S’appuyant sur l’article R557-3 du Code de justice administrative au terme duquel le juge des référés peut, lorsqu’il est saisi aux fins de prévenir une atteinte imminente ou faire cesser une atteinte illicite à un secret des affaires, prescrire toute mesure provisoire et conservatoire proportionnée et ordonner l’ensemble des mesures mentionnées à l’article R152-1 du Code de commerce, le juge des référés du tribunal administratif de Guadeloupe a rendu une ordonnance en date du 9 juin 2021, enjoignant au CHU d’interdire par tout moyen l’accès à la société ACAOP à l’ensemble des documents déposés par les soumissionnaires et suspendu l’analyse des offres.
Saisi d’un pourvoi en cassation par le CHU, le Conseil d’Etat a annulé l’ordonnance du juge des référés.
Selon le juge de cassation, il est important de prendre en compte le fait de l’AMO intervient pour le compte de la personne publique et que, dans le cadre de l’exécution de ce marché, le dirigeant et le personnel de l’AMO sont tenus à une obligation professionnelle de confidentialité. Ainsi, en jugeant qu’il n’y avait pas lieu de prendre en compte cette obligation de confidentialité dans l’appréciation du risque d’une atteinte imminente au secret des affaires susceptible d’être imputable au centre hospitalier le juge des référés a commis une erreur de droit.
Examinant les faits de l’espèce, le Conseil d’Etat relève que les informations relatives au prix d’une offre, doivent être regardées, au stade de la procédure de passation, comme couvertes par le secret des affaires.

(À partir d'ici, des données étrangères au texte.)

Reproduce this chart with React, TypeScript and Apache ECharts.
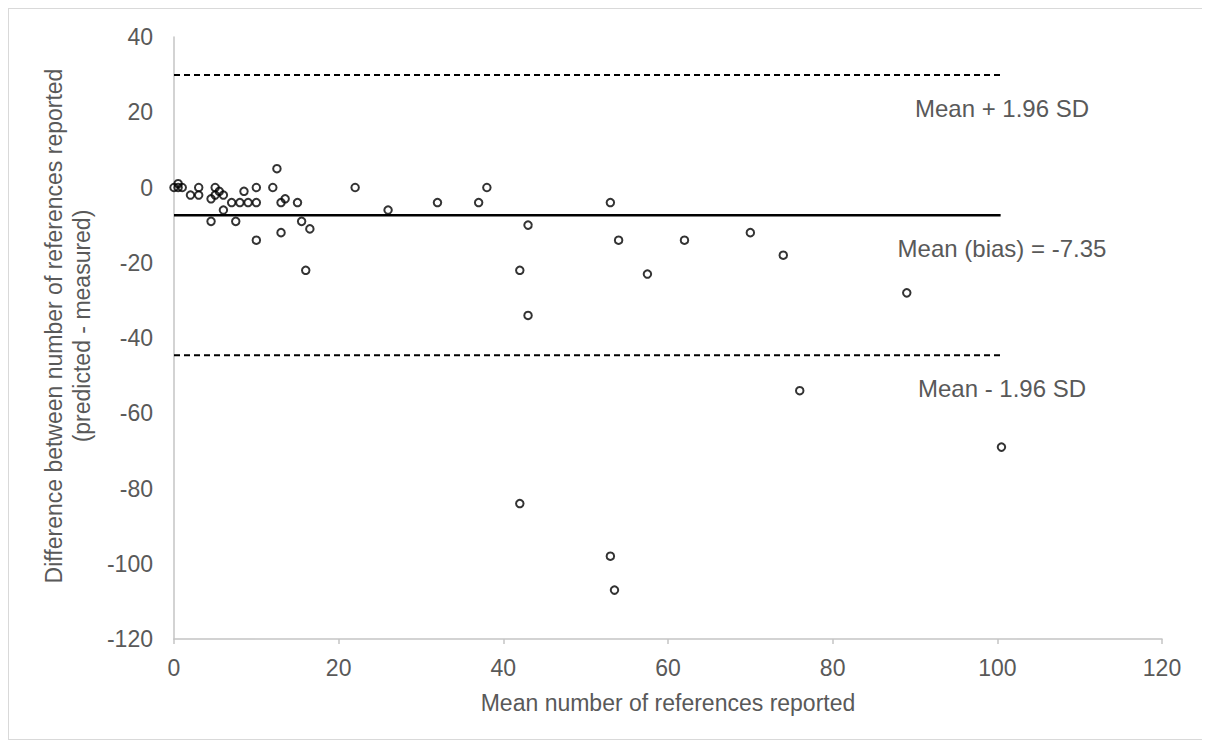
import React, { useEffect, useRef } from "react";
import * as echarts from "echarts";

// Bland–Altman data: mean number of references (x) vs difference (y)
const meanReported: number[] = [
  0, 0.5, 0.5, 1, 2, 3, 3, 4.5, 4.5, 5, 5, 5.5, 6, 6, 7, 7.5, 8, 8.5, 9, 10, 10, 10,
  12, 12.5, 13, 13, 13.5, 15, 15.5, 16, 16.5, 22, 26, 32, 37, 38, 42, 42, 43, 43,
  53, 53, 53.5, 54, 57.5, 62, 70, 74, 76, 89, 100.5,
];
const difference: number[] = [
  0, 0, 1, 0, -2, 0, -2, -3, -9, 0, -2, -1, -2, -6, -4, -9, -4, -1, -4, 0, -4, -14,
  0, 5, -4, -12, -3, -4, -9, -22, -11, 0, -6, -4, -4, 0, -22, -84, -10, -34,
  -4, -98, -107, -14, -23, -14, -12, -18, -54, -28, -69,
];

const meanBias = -7.35;
const upperLimit = 29.9;
const lowerLimit = -44.6;
const lineXRange: number[] = [0, 100.4];

const xTicks = { min: 0, max: 120, interval: 20 };
const yTicks = { min: -120, max: 40, interval: 20 };

const labelUpper = "Mean + 1.96 SD";
const labelMean = "Mean (bias) = -7.35";
const labelLower = "Mean - 1.96 SD";
const xTitle = "Mean number of references reported";
const yTitle1 = "Difference between number of references reported";
const yTitle2 = "(predicted - measured)";

const FONT = '"Liberation Sans", Arial, sans-serif';
const GRAY = "#595959";

export default function App() {
  const ref = useRef<HTMLDivElement>(null);

  useEffect(() => {
    if (!ref.current) return;
    const chart = echarts.init(ref.current, undefined, { renderer: "svg" });
    const points = meanReported.map((x, i) => [x, difference[i]]);
    const hline = (v: number) => lineXRange.map((x) => [x, v]);

    chart.setOption({
      animation: false,
      backgroundColor: "#ffffff",
      grid: { left: 165, top: 28, right: 40, bottom: 100 },
      xAxis: {
        type: "value",
        min: xTicks.min,
        max: xTicks.max,
        interval: xTicks.interval,
        name: xTitle,
        nameLocation: "middle",
        nameGap: 52,
        nameTextStyle: { color: GRAY, fontSize: 23, fontFamily: FONT },
        axisLine: { show: true, onZero: false, lineStyle: { color: "#c4c4c4", width: 1.5 } },
        axisTick: { show: true, length: 5, lineStyle: { color: "#c4c4c4", width: 1.5 } },
        axisLabel: { color: GRAY, fontSize: 23, fontFamily: FONT, margin: 17 },
        splitLine: { show: false },
      },
      yAxis: {
        type: "value",
        min: yTicks.min,
        max: yTicks.max,
        interval: yTicks.interval,
        axisLine: { show: true, onZero: false, lineStyle: { color: "#c4c4c4", width: 1.5 } },
        axisTick: { show: false },
        axisLabel: { color: GRAY, fontSize: 23, fontFamily: FONT, margin: 21 },
        splitLine: { show: false },
      },
      series: [
        {
          type: "line",
          data: hline(upperLimit),
          symbol: "none",
          lineStyle: { color: "#000", width: 2, type: [6, 4] },
          silent: true,
        },
        {
          type: "line",
          data: hline(meanBias),
          symbol: "none",
          lineStyle: { color: "#000", width: 2.5 },
          silent: true,
        },
        {
          type: "line",
          data: hline(lowerLimit),
          symbol: "none",
          lineStyle: { color: "#000", width: 2, type: [6, 4] },
          silent: true,
        },
        {
          type: "scatter",
          data: points,
          symbol: "circle",
          symbolSize: 7.5,
          itemStyle: { color: "rgba(0,0,0,0)", borderColor: "#000", borderWidth: 2 },
          z: 5,
        },
      ],
      graphic: [
        {
          type: "text",
          x: 993,
          y: 99,
          style: { text: labelUpper, fill: GRAY, font: `24px ${FONT}`, textAlign: "center", textVerticalAlign: "middle" },
        },
        {
          type: "text",
          x: 993,
          y: 239,
          style: { text: labelMean, fill: GRAY, font: `24px ${FONT}`, textAlign: "center", textVerticalAlign: "middle" },
        },
        {
          type: "text",
          x: 993,
          y: 379,
          style: { text: labelLower, fill: GRAY, font: `24px ${FONT}`, textAlign: "center", textVerticalAlign: "middle" },
        },
        {
          type: "text",
          x: 45,
          y: 317,
          rotation: Math.PI / 2,
          style: { text: yTitle1, fill: GRAY, font: `23px ${FONT}`, textAlign: "center", textVerticalAlign: "middle" },
        },
        {
          type: "text",
          x: 73,
          y: 317,
          rotation: Math.PI / 2,
          style: { text: yTitle2, fill: GRAY, font: `23px ${FONT}`, textAlign: "center", textVerticalAlign: "middle" },
        },
      ],
    });

    return () => chart.dispose();
  }, []);

  return (
    <div
      ref={ref}
      style={{
        width: 1195,
        height: 732,
        border: "1px solid #d9d9d9",
        boxSizing: "border-box",
        background: "#fff",
      }}
    />
  );
}
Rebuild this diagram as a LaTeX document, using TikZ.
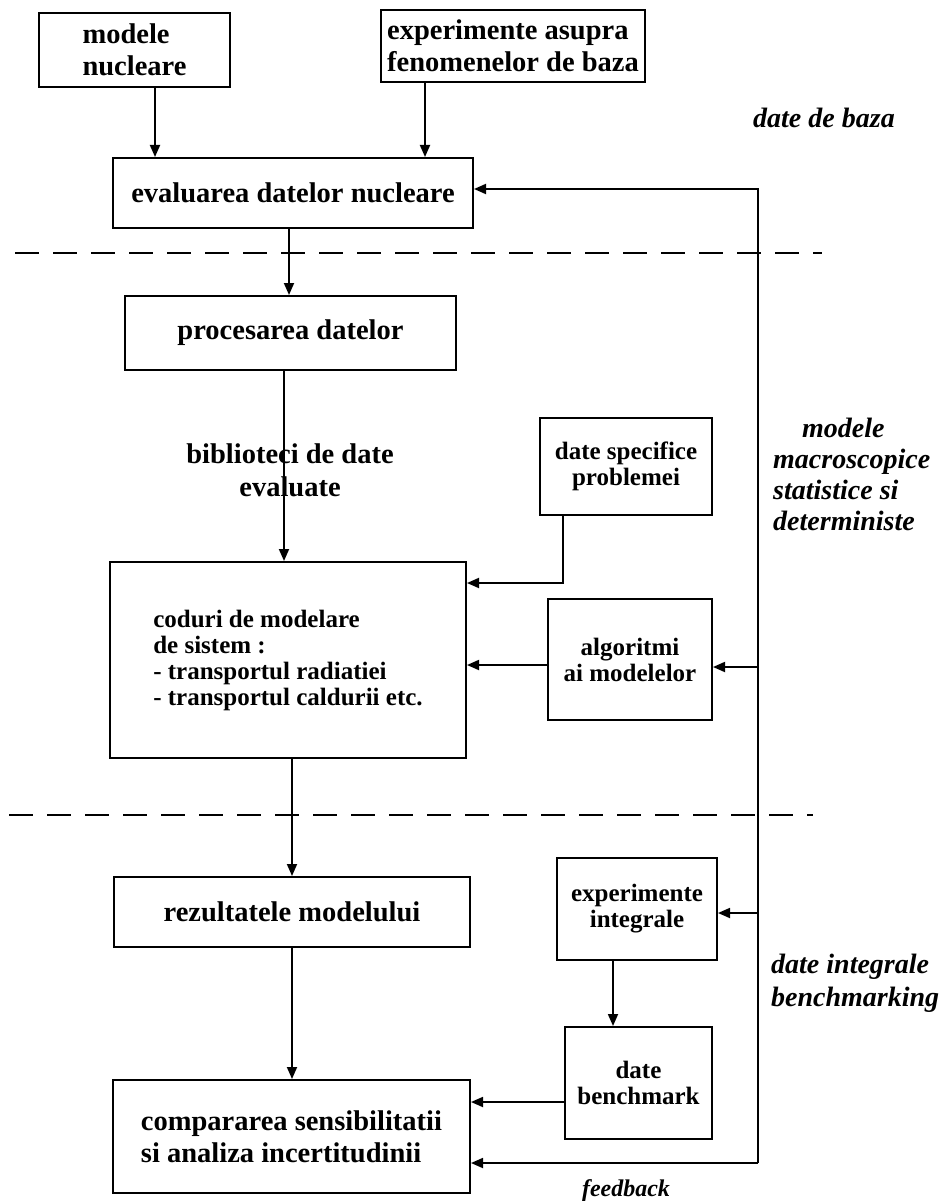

Puis, il considère que la seule circonstance que le dirigeant de l’AMO ait des relations étroites avec une société concurrente du requérant ne suffit pas, par elle-même, à caractériser un risque d’une atteinte imminente au secret des affaires dès lors que l’AMO ainsi que son dirigeant et ses personnels sont tenus à une obligation contractuelle de confidentialité dans le cadre de leur mission d’assistance au maître de l’ouvrage.
Le Conseil d’Etat précise enfin qu’il est possible de faire valoir devant le juge du référé précontractuel tout manquement aux règles de publicité et de concurrence tenant en une violation par le pouvoir adjudicateur du secret commercial ou de l’impartialité à laquelle celui-ci est tenu.